Who: Global Tuberculosis Report 2015
What: Released by World Health Organization (WHO)
When: 28 October 2015
World Health Organization (WHO) on 28 October 2015 released Global Tuberculosis Report 2015 in Washington. This is the twentieth global report on tuberculosis (TB) that started in 1997.
The 2015 edition focuses on whether 2015 global TB targets set in the context of the Millennium Development Goals (MDGs) were achieved worldwide and at regional and country levels.
According to the report, globally the prevalence of TB was reduced by half than what was in 1990.
Moreover, effective diagnosis and treatment saved 43 million lives between 2000 and 2015 and resulted in fall in TB incidence by 1.5 percent per year since 200, for a total reduction of 18%.
India with 23 percent of TB cases has the largest number of cases in the world and it accounted for 27 percent global TB notifications in 2014.
Highlights of the report
• Globally, TB prevalence in 2015 was 42% lower than in 1990.
• The target of halving the rate compared with 1990 was achieved in three WHO regions, namely the Region of the Americas, the South-East Asia Region and the Western Pacific Region
• The TB prevalence also halved in nine high-burden countries, namely Brazil, Cambodia, China, Ethiopia, India, Myanmar, the Philippines, Uganda and Viet Nam.
• In 2014, there was a marked increase in global TB notifications for the first time since 2007. The annual total of new TB cases, which had been about 5.7 million until 2013, rose to slightly more than 6 million in 2014 (an increase of 6%).
• About 1.5 million people (890000 men, 480000 women and 140000 children) died from TB in 2014, of which most of the deaths could have been prevented.
• Of the 1.5 million people killed by TB in 2014, 400000 were HIV-positive.
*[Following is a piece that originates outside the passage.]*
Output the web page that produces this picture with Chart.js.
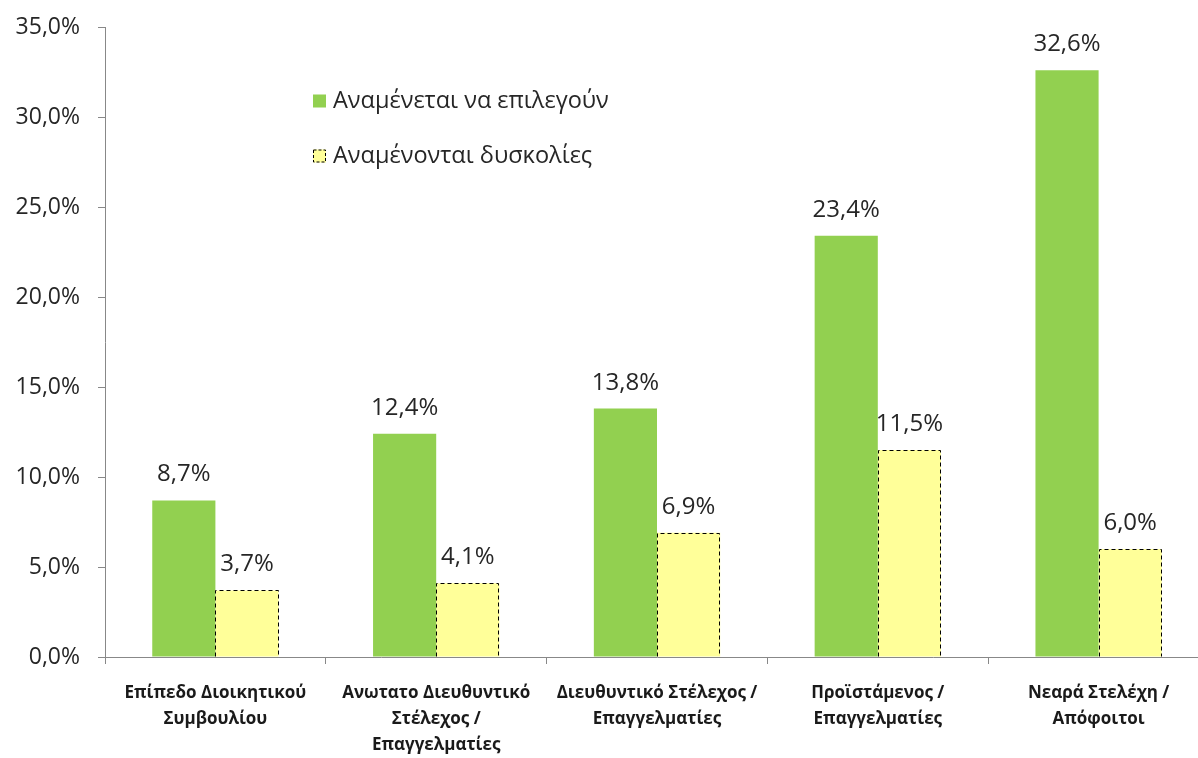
<!DOCTYPE html>
<html>
<head>
<meta charset="utf-8">
<script src="https://cdn.jsdelivr.net/npm/chart.js@4"></script>
<style>
html,body{margin:0;padding:0;background:#fff;overflow:hidden;}
#wrap{width:1209px;height:758px;}
</style>
</head>
<body>
<div id="wrap"><canvas id="c" width="1209" height="758"></canvas></div>
<script>
const categories = [
  ["Επίπεδο Διοικητικού", "Συμβουλίου"],
  ["Ανωτατο Διευθυντικό", "Στέλεχος /", "Επαγγελματίες"],
  ["Διευθυντικό Στέλεχος /", "Επαγγελματίες"],
  ["Προϊστάμενος /", "Επαγγελματίες"],
  ["Νεαρά Στελέχη /", "Απόφοιτοι"]
];
const seriesNames = ["Αναμένεται να επιλεγούν", "Αναμένονται δυσκολίες"];
const expectedChoice = [8.7, 12.4, 13.8, 23.4, 32.6];
const expectedDifficulty = [3.7, 4.1, 6.9, 11.5, 6.0];
const yTicks = [0, 5, 10, 15, 20, 25, 30, 35];

const FONT = "'Open Sans', 'DejaVu Sans', sans-serif";
const fmt = v => v.toFixed(1).replace('.', ',') + '%';

const dashedBorders = {
  id: 'dashedBorders',
  afterDatasetsDraw(chart) {
    const ctx = chart.ctx;
    ctx.save();
    chart.data.datasets.forEach((ds, i) => {
      if (!ds.dashedOutline) return;
      chart.getDatasetMeta(i).data.forEach(el => {
        const p = el.getProps(['x', 'y', 'base', 'width'], true);
        const l = Math.round(p.x - p.width / 2) + 0.5;
        const r = Math.round(p.x + p.width / 2) - 0.5;
        const t = Math.round(p.y) + 0.5;
        const b = Math.round(p.base) - 0.5;
        ctx.strokeStyle = '#000';
        ctx.lineWidth = 1;
        ctx.setLineDash([4, 3]);
        ctx.beginPath();
        ctx.moveTo(l, b);
        ctx.lineTo(l, t);
        ctx.lineTo(r, t);
        ctx.lineTo(r, b);
        ctx.stroke();
      });
    });
    ctx.restore();
  }
};

const valueLabels = {
  id: 'valueLabels',
  afterDatasetsDraw(chart) {
    const ctx = chart.ctx;
    ctx.save();
    ctx.font = "24px " + FONT;
    ctx.fillStyle = '#262626';
    ctx.textAlign = 'center';
    ctx.textBaseline = 'alphabetic';
    chart.data.datasets.forEach((ds, i) => {
      chart.getDatasetMeta(i).data.forEach((el, j) => {
        ctx.fillText(fmt(ds.data[j]), el.x, el.y - 19);
      });
    });
    ctx.restore();
  }
};

const innerLegend = {
  id: 'innerLegend',
  afterDraw(chart) {
    const ctx = chart.ctx;
    ctx.save();
    ctx.font = "23.5px " + FONT;
    ctx.textBaseline = 'middle';
    const x0 = 313, ys = [101, 156];
    chart.data.datasets.forEach((ds, i) => {
      const y = ys[i];
      ctx.fillStyle = ds.backgroundColor;
      ctx.fillRect(x0, y - 6.5, 13, 13);
      if (ds.dashedOutline) {
        ctx.strokeStyle = '#000';
        ctx.lineWidth = 1;
        ctx.setLineDash([3, 2]);
        ctx.strokeRect(x0 + 0.5, y - 6, 12, 12);
        ctx.setLineDash([]);
      }
      ctx.fillStyle = '#262626';
      ctx.fillText(ds.label, x0 + 20, y);
    });
    ctx.restore();
  }
};

new Chart(document.getElementById('c'), {
  type: 'bar',
  data: {
    labels: categories,
    datasets: [
      {
        label: seriesNames[0],
        data: expectedChoice,
        backgroundColor: '#92D050',
        borderWidth: 0
      },
      {
        label: seriesNames[1],
        data: expectedDifficulty,
        backgroundColor: '#FFFF99',
        borderWidth: 0,
        dashedOutline: true
      }
    ]
  },
  options: {
    responsive: false,
    animation: false,
    layout: { padding: { top: 27, right: 0, left: 0, bottom: 0 } },
    datasets: { bar: { categoryPercentage: 0.572, barPercentage: 1.0 } },
    plugins: { legend: { display: false }, tooltip: { enabled: false } },
    scales: {
      x: {
        offset: true,
        grid: { offset: true, drawOnChartArea: false, drawTicks: true, tickLength: 7, color: '#888888' },
        border: { display: true, color: '#888888', width: 1 },
        ticks: {
          font: { family: FONT, size: 17, weight: 'bold', lineHeight: 1.53 },
          color: '#1a1a1a',
          padding: 16,
          maxRotation: 0,
          autoSkip: false
        },
        afterFit(scale) { scale.height = 101; scale.paddingLeft = 0; scale.paddingRight = 0; }
      },
      y: {
        min: 0,
        max: 35,
        afterBuildTicks(scale) { scale.ticks = yTicks.map(v => ({ value: v })); },
        grid: { drawOnChartArea: false, drawTicks: true, tickLength: 7, color: '#888888' },
        border: { display: true, color: '#888888', width: 1 },
        ticks: {
          font: { family: FONT, size: 23 },
          color: '#262626',
          padding: 18,
          callback: v => fmt(v)
        },
        afterFit(scale) { scale.width = 105; scale.paddingTop = 0; scale.paddingBottom = 0; }
      }
    }
  },
  plugins: [dashedBorders, valueLabels, innerLegend]
});
</script>
</body>
</html>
The disease ranks alongside HIV as a leading killer worldwide.
• About 4400 people are dying every day due to TB, at least in the era when the disease can be diagnosed and cured.
• More than half of the world’s TB cases (54%) occurred in China, India, Indonesia, Nigeria and Pakistan.
• India, Indonesia and China had the largest number of cases: 23%, 10% and 10% of the global total, respectively.
• Among new cases, an estimated 3.3% have multidrug-resistant TB (MDR-TB), a level that has remained unchanged in recent years.
• If all of the TB cases notified in 2014 had been tested for drug resistance, an estimated 300000 would have been found to have MDR-TB, with more than half of them (54%) occurring in India, China and the Russian Federation
• Of the 9.6 million people who fell ill with TB in 2014, 6 million (62.5%) were reported to national authorities. That means that, worldwide, more than a third (37.5%) of the cases went undiagnosed or was not reported to national authorities.
• Domestic funding accounts for more than 90% of the total funding in 2015 in three country groups: Brazil, the Russian Federation, India, China and South Africa (BRICS); upper-middle-income countries; and regions outside Africa and Asia.
Highlights about India
• India was part of the nine high-burden countries where all three of the 2015 targets for incidence, prevalence and mortality were met.
• India accounted for 27% of global TB notifications in 2014.
• India that followed the introduction of a policy of mandatory notification in May 2012 saw a rise of 29 percent TB notifications.
• India with 23 percent of TB cases has the largest number of cases in the world.
• India is among the group of countries wherein more than half of the world’s TB cases occurred.
• India is one of three countries wherein more than half (54%) TB cases that were notified in 2014 had Multi-Drug Resistance (MDR) – TB.
Suggestions of the Report
The report says that if the world wants to end this epidemic than it needs to scale up services and investment in research, that is, to reduce TB’s overall burden, detection and treatment gaps need to be closed, funding shortfalls should be filled and new diagnostics, drugs and vaccines should be developed.
This shortfall in funding in 2015 amounted to 1.4 billion US dollars of the 8 billion US dollar needed to fully implement interventions. In addition, an annual funding gap of at least 1.3 billion US dollar must be filled for research that would include the development of new diagnostics, drugs and vaccines.
The report provides a comprehensive and up-to-date assessment of the TB epidemic and progress in implementing and financing TB prevention, care, control and research global, regional and country levels using data reported by over 200 countries that account for more than 99 percent of the World’s TB cases.
From 2016, the global goal will shift from controlling TB to ending the global TB epidemic. The End TB Strategy, adopted by all WHO Member States, serves as a blueprint for countries to reduce TB incidence by 80% and TB deaths by 90% and to eliminate catastrophic costs for TB-affected households by 2030.
Ending the TB epidemic is now part of the Sustainable Development Goal agenda.